Moreover, now when the FBR high-ups were contacted for seeking their version, they asserted that they have analysed NADRA’s tax profiles in detail and found that such profiles could not be converted into taxability.

“The instant results cannot be achieved with the help of details of family trees as the tax machinery will have to scrutinise each and every case with minute details for ascertaining its exact tax liabilities” one official of the FBR commented.

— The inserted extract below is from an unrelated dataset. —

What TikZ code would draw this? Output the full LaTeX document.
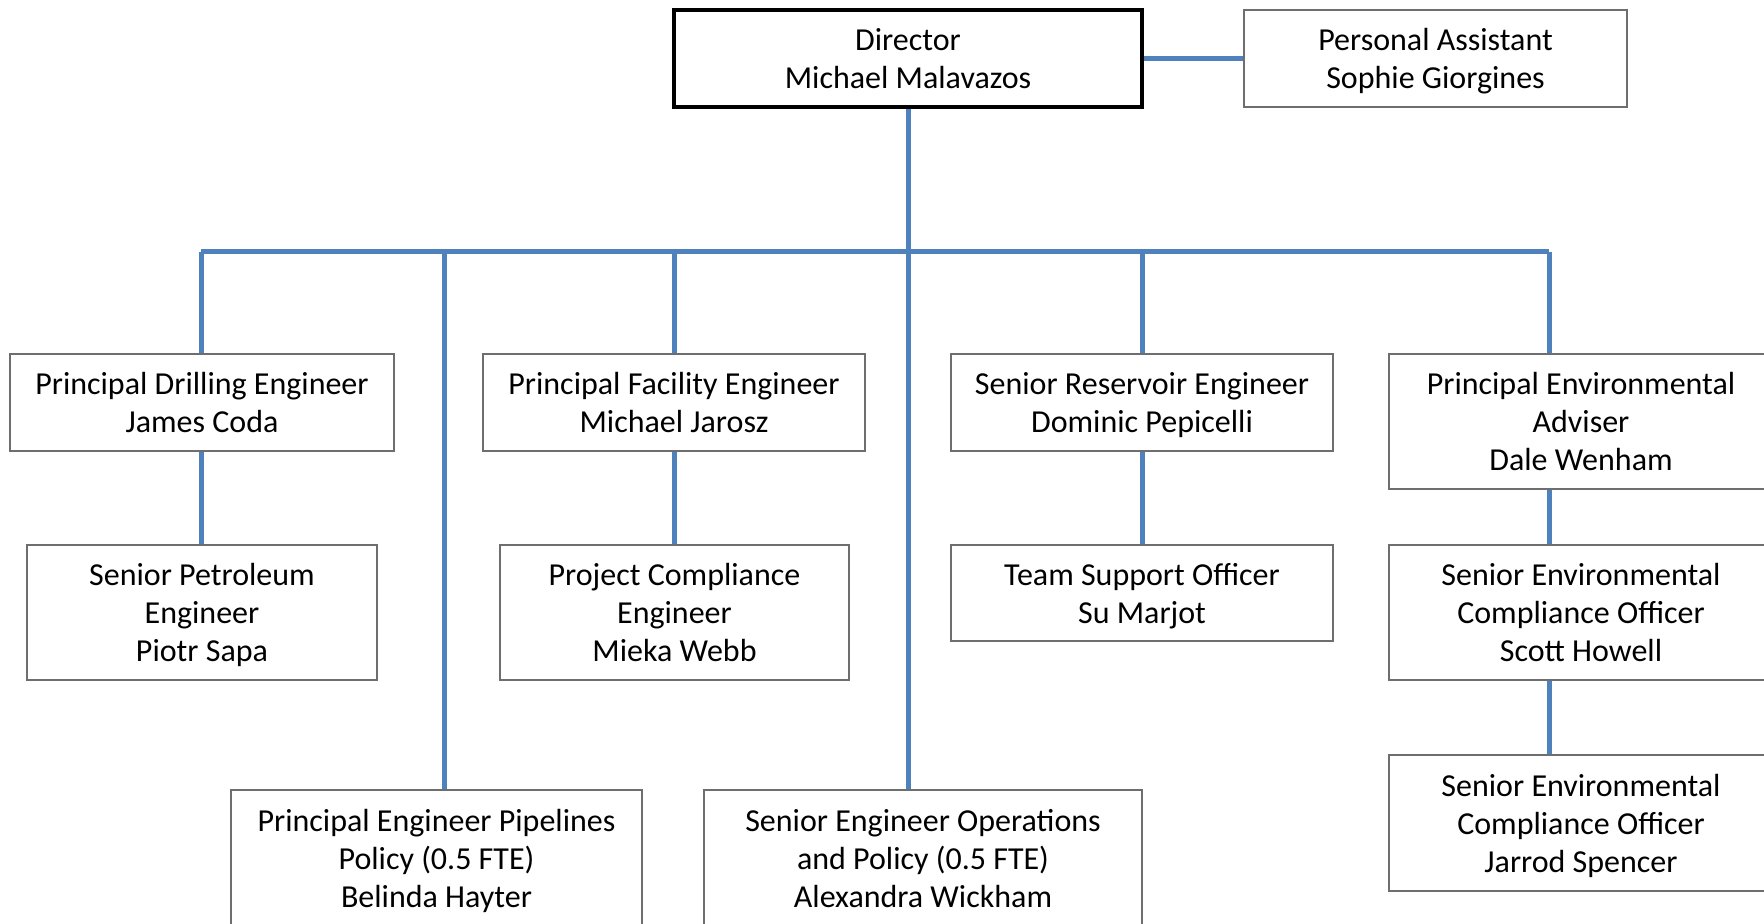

Another official of the FBR elaborated that there was an urgent need for purchasing a software for assigning its field formation to utilise the data, whereby proper track down should be kept in place to verify whether respective chief commissioners in their jurisdictions utilised the data to expand the narrowed tax base. This scribe sent question to the Chairman NADRA Tariq Malik for his version two days back but got no reply until filing of this story on Friday evening. Earlier, a few months back he had told this scribe that they had explained collaborative work on broadening the tax net using modern digital technologies such as the Artificial Intelligence (AI), big data analytics, and predictive analysis to the minister and the chairman FBR. However, the FBR in its study found that the tax gap of Rs3000 billion existed due to policy issues and faulty enforcement. There is a tax gap of Rs3, 000 billion out of which Rs1, 800 billion is a policy gap, as it occurs mainly because of tax exemptions/incentives provided by the FBR to different sectors. There is a remaining compliance gap of Rs1, 200 billion. Under the Finance Act 2022, the FBR and the Nadra have empowered the exchange of information for expanding the tax base.

It is relevant to mention here that such efforts were made in the past also but all these failed to materialise. There is one difference. The exchange of data will be the result of a law approved by the parliament. Tax officials who had worked with the Nadra in the past told this scribe there could be a variety of reasons for an individual case for ascertaining anyone’s lifestyle based on which his, or her, tax liability could be determined. There is no scarcity of data and information but the FBR is facing challenges to convert this information into taxability. The problem arises as to how to convert the information into taxability under the existing law of Pakistan. It is only true that people are earning lofty incomes, but they never come into the tax net.

Under the IMF agreement, Pakistan authorities had committed that they would expand the tax base by bringing 300,000 persons with data on the withholding tax of businesses, third-party data, and physical surveys to book new individuals. The IMF in its last review report said that the FBR will bring the service sector, notably retailers, into the tax net by making better use of data.